Drink up, drive home - Max Allen, for the AFR

Penny Vine - Non alcoholic feature AFR.jpg

High-end restaurants are responding to the demand for quality alcohol-free drink.

Max Allen, AFR
August 2020

SOMMELIER PENNY VINE IS struggling to keep up with the demand for low and no-alcohol drinks at leading Melbourne restaurant Cutler & Co. Particularly since the pandemic hit. Over the past two troubled years, according to Vine, diners have developed an insatiable thirst for booze-free drinking options.

“We put our first list of low and no-alcohol drinks together in 2013,” she says. “For the first six years, we had slow but steady growth in interest. But that completely changed in 2020: even though we were closed for seven months, we sold almost as much as we had the whole of the previous year. 

“And in the first six months of this year, when we’ve only been open four days a week [because of lockdowns and restrictions], we’ve already doubled what we sold in 2020. That’s huge.”

Vine, pictured above, was one of the speakers at a tasting and masterclass organised in July by Sommeliers Australia. It was the first in-person event Sommeliers Australia had held for 18 months. And the fact that the topic was low-and-no alcohol drinks speaks volumes about how important the category is becoming to the on-premise sector – particularly restaurants.

As well as pandemic-fuelled concerns about “healthy” or “mindful” drinking, one of the reasons for the growing interest in booze-free booze is the fact that the products taste much better – and are available in a wider range of styles, from beer to wine and spirits – than even five years ago

“Sommeliers have historically spent a lot of time and labour crafting really intricate non-alcoholic options themselves,” says Vine. “To be able to have more good options now ready-made for us is another benefit.”

Arguably the best Australian alcohol-free drinks brand to have emerged in the past couple of years, NON, was conceived by Melbourne entrepreneur Aaron Trotman and ex-Noma chef William Wade in a fine-dining environment.

“Aaron was travelling across Europe with his wife, going to fancy Michelin restaurants,” says NON’s general manager, Katie Shiff. “His wife doesn’t drink, so she would always order the non-alcoholic beverage pairing. At the Clove Club in London, Aaron realised there was an amazing opportunity for gastronomically-inclined beverages that sommeliers and chefs can pair with unique dishes on a menu.”

Shiff says that unlike most drinks in this category, that are brewed or fermented as normal and then have the alcohol taken out, each drink in the NON range is built from the ground up, much as a chef would create a fine-dining dish.

“When we’re developing a new flavour,” she says, “we identify different ingredients we can use – the florals, the tannins, the acidity – in order to take the palate on a similar journey as you would with wine. It doesn’t taste like wine, but it gives you a similar experience of tasting a really beautiful wine.”

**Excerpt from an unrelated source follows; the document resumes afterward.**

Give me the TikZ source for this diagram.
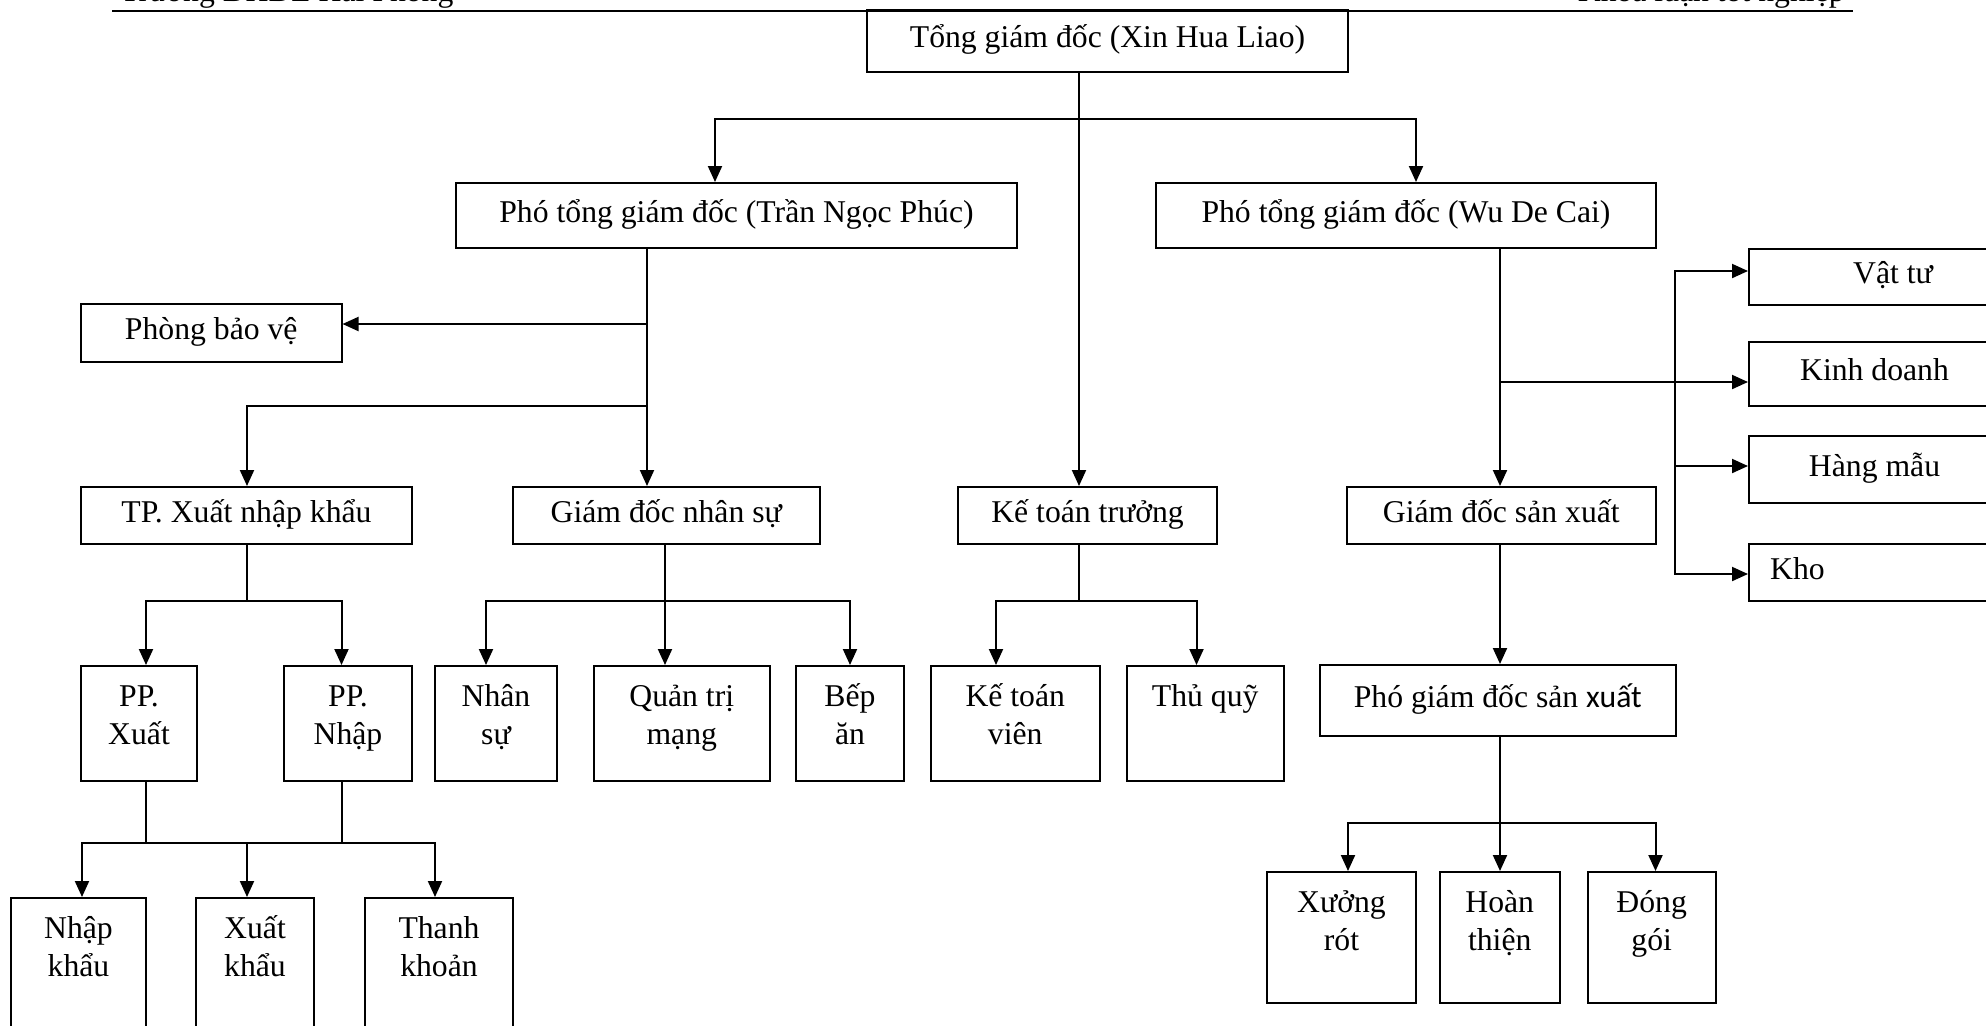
\documentclass[tikz,border=0pt]{standalone}
\usepackage{fontspec}
\setmainfont{Liberation Serif}
\newfontfamily\xsans{Carlito}
\usetikzlibrary{arrows.meta}
\newcommand\cellstack[1]{\begin{tabular}[t]{@{}c@{}}#1\end{tabular}}
\begin{document}
\begin{tikzpicture}[x=0.5pt, y=-0.5pt,
  font=\fontsize{15.85pt}{19pt}\selectfont,
  line/.style={line width=1pt},
  arr/.style={line width=1pt, -{Triangle[length=8pt,width=7pt]}},
  cell/.style={draw, line width=1pt, inner sep=0pt, text height=0.9em, text depth=0.24em},
  tall/.style={draw, line width=1pt, inner sep=0pt, anchor=north, text height=20pt},
]
\begin{scope}
\clip (0,0) rectangle (1986,1025);

% page header
\node[anchor=base west, inner sep=0pt] (hdrl) at (120,1) {Trường ĐHDL Hải Phòng};
\node[anchor=base east, inner sep=0pt] (hdrr) at (1845,1) {Khoá luận tốt nghiệp};
\coordinate (h1) at (112,10.5);
\coordinate (h2) at (1853,10.5);
\draw[line] (h1) -- (h2);

% management levels
\node[cell, minimum width=240.5pt, minimum height=31pt] (tgd) at (1107.5,41) {Tổng giám đốc (Xin Hua Liao)};
\node[cell, minimum width=280.5pt, minimum height=32.5pt] (ptgd1) at (736.5,215.5) {Phó tổng giám đốc (Trần Ngọc Phúc)};
\node[cell, minimum width=250pt, minimum height=32.5pt] (ptgd2) at (1406,215.5) {Phó tổng giám đốc (Wu De Cai)};
\node[cell, minimum width=130.25pt, minimum height=29pt] (pbv) at (211.25,333) {Phòng bảo vệ};
\node[cell, minimum width=165.5pt, minimum height=28.5pt] (tp) at (246.5,515.5) {TP. Xuất nhập khẩu};
\node[cell, minimum width=153.25pt, minimum height=28.5pt] (gdns) at (666.25,515.5) {Giám đốc nhân sự};
\node[cell, minimum width=129.5pt, minimum height=28.5pt] (ktt) at (1087.5,515.5) {Kế toán trưởng};
\node[cell, minimum width=154.3pt, minimum height=28.5pt] (gdsx) at (1501.3,515.5) {Giám đốc sản xuất};

% departments on the right
\node[cell, minimum width=125.5pt, minimum height=28pt] (vattu) at (1874.5,277) {\hspace*{18.5pt}Vật tư};
\node[cell, minimum width=125.5pt, minimum height=31.85pt] (kinhdoanh) at (1874.5,373.85) {Kinh doanh};
\node[cell, minimum width=125.5pt, minimum height=33.5pt] (hangmau) at (1874.5,469.5) {Hàng mẫu};
\node[cell, minimum width=125.5pt, minimum height=28.5pt] (kho) at (1874.5,572.5) {Kho\hspace*{77pt}};

% third level
\node[tall, minimum width=58pt, text depth=37.5pt] (ppx) at (139,665) {\cellstack{PP.\\Xuất}};
\node[tall, minimum width=64pt, text depth=37.5pt] (ppn) at (348,665) {\cellstack{PP.\\Nhập}};
\node[tall, minimum width=61pt, text depth=37.5pt] (nhansu) at (496,665) {\cellstack{Nhân\\sự}};
\node[tall, minimum width=87.75pt, text depth=37.5pt] (qtm) at (681.75,665) {\cellstack{Quản trị\\mạng}};
\node[tall, minimum width=54pt, text depth=37.5pt] (bep) at (850,665) {\cellstack{Bếp\\ăn}};
\node[tall, minimum width=84.25pt, text depth=37.5pt] (ktv) at (1015.25,665) {\cellstack{Kế toán\\viên}};
\node[tall, minimum width=78.75pt, text depth=37.5pt] (tq) at (1205.25,665) {\cellstack{Thủ quỹ}};
\node[cell, minimum width=177.8pt, minimum height=35.5pt] (pgdsx) at (1497.8,700.5) {Phó giám đốc sản {\xsans xuất}};

% bottom level
\node[tall, minimum width=67.5pt, text depth=51.5pt] (nk) at (78.5,897) {\cellstack{Nhập\\khẩu}};
\node[tall, minimum width=59pt, text depth=51.5pt] (xk) at (255,897) {\cellstack{Xuất\\khẩu}};
\node[tall, minimum width=74pt, text depth=51.5pt] (thk) at (439,897) {\cellstack{Thanh\\khoản}};
\node[tall, minimum width=74.5pt, text depth=45.5pt] (xr) at (1341.5,871) {\cellstack{Xưởng\\rót}};
\node[tall, minimum width=60.25pt, text depth=45.5pt] (ht) at (1499.75,871) {\cellstack{Hoàn\\thiện}};
\node[tall, minimum width=64.1pt, text depth=45.5pt] (dg) at (1651.7,871) {\cellstack{Đóng\\gói}};

% general director
\coordinate (c0) at (1079,119);
\coordinate (c1) at (715,119);
\coordinate (c2) at (1416,119);
\draw[arr] (tgd.south -| c0) -- (ktt.north -| c0);
\draw[arr] (c0) -- (c1) -- (c1 |- ptgd1.north);
\draw[arr] (c0) -- (c2) -- (c2 |- ptgd2.north);

% first deputy
\coordinate (l0) at (647,324);
\coordinate (l1) at (647,406);
\coordinate (l2) at (247,406);
\draw[arr] (ptgd1.south -| l0) -- (gdns.north -| l0);
\draw[arr] (l0) -- (l0 -| pbv.east);
\draw[arr] (l1) -- (l2) -- (l2 |- tp.north);

% import-export
\coordinate (t0) at (247,601);
\coordinate (t1) at (146,601);
\coordinate (t2) at (341.5,601);
\draw[line] (tp.south -| t0) -- (t0);
\draw[arr] (t0) -- (t1) -- (t1 |- ppx.north);
\draw[arr] (t0) -- (t2) -- (t2 |- ppn.north);

\coordinate (p1) at (146,843);
\coordinate (p2) at (341.5,843);
\coordinate (q1) at (82,843);
\coordinate (q2) at (247,843);
\coordinate (q3) at (435,843);
\draw[line] (ppx.south -| p1) -- (p1);
\draw[line] (ppn.south -| p2) -- (p2);
\draw[arr] (q2) -- (q1) -- (q1 |- nk.north);
\draw[arr] (q2) -- (q3) -- (q3 |- thk.north);
\draw[arr] (q2) -- (q2 |- xk.north);

% personnel
\coordinate (g0) at (665,601);
\coordinate (g1) at (486,601);
\coordinate (g2) at (850,601);
\draw[arr] (gdns.south -| g0) -- (qtm.north -| g0);
\draw[arr] (g0) -- (g1) -- (g1 |- nhansu.north);
\draw[arr] (g0) -- (g2) -- (g2 |- bep.north);

% accounting
\coordinate (k0) at (1079,601);
\coordinate (k1) at (996,601);
\coordinate (k2) at (1196.5,601);
\draw[line] (ktt.south -| k0) -- (k0);
\draw[arr] (k0) -- (k1) -- (k1 |- ktv.north);
\draw[arr] (k0) -- (k2) -- (k2 |- tq.north);

% second deputy
\coordinate (r0) at (1500,382);
\draw[arr] (ptgd2.south -| r0) -- (gdsx.north -| r0);
\draw[arr] (r0) -- (r0 -| kinhdoanh.west);
\coordinate (s1) at (1675,271);
\coordinate (s2) at (1675,466);
\coordinate (s3) at (1675,574);
\draw[arr] (s2) -- (s1) -- (s1 -| vattu.west);
\draw[arr] (s2) -- (s3) -- (s3 -| kho.west);
\draw[arr] (s2) -- (s2 -| hangmau.west);

% production
\draw[arr] (gdsx.south -| r0) -- (pgdsx.north -| r0);
\coordinate (m0) at (1500,823);
\coordinate (m1) at (1348,823);
\coordinate (m2) at (1655.5,823);
\draw[arr] (pgdsx.south -| r0) -- (ht.north -| r0);
\draw[arr] (m0) -- (m1) -- (m1 |- xr.north);
\draw[arr] (m0) -- (m2) -- (m2 |- dg.north);
\end{scope}
\pgfresetboundingbox
\useasboundingbox (0,0) rectangle (1986,1025);
\end{tikzpicture}
\end{document}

The newest addition to the NON line-up, reviewed here, is a great illustration of this.

Penny Vine offered another insight into the growing taste for alcohol-free drinks such as NON – and the popular spritz she makes at Cutler & Co and sister wine bar, Marion, using the Aperol-like Italian orange spirit from Lyre’s, another new Australian non-alc brand enjoying success.

“There’s a general shift in palates globally. People are moving away from heavier, fuller-bodied, higher-alcohol wines. The shift from shiraz to pinot that we’re seeing very much opens people up to lighter styles of drinks, making it an easier side-step to non-alcoholic. This is definitely something I’ve witnessed table-side.”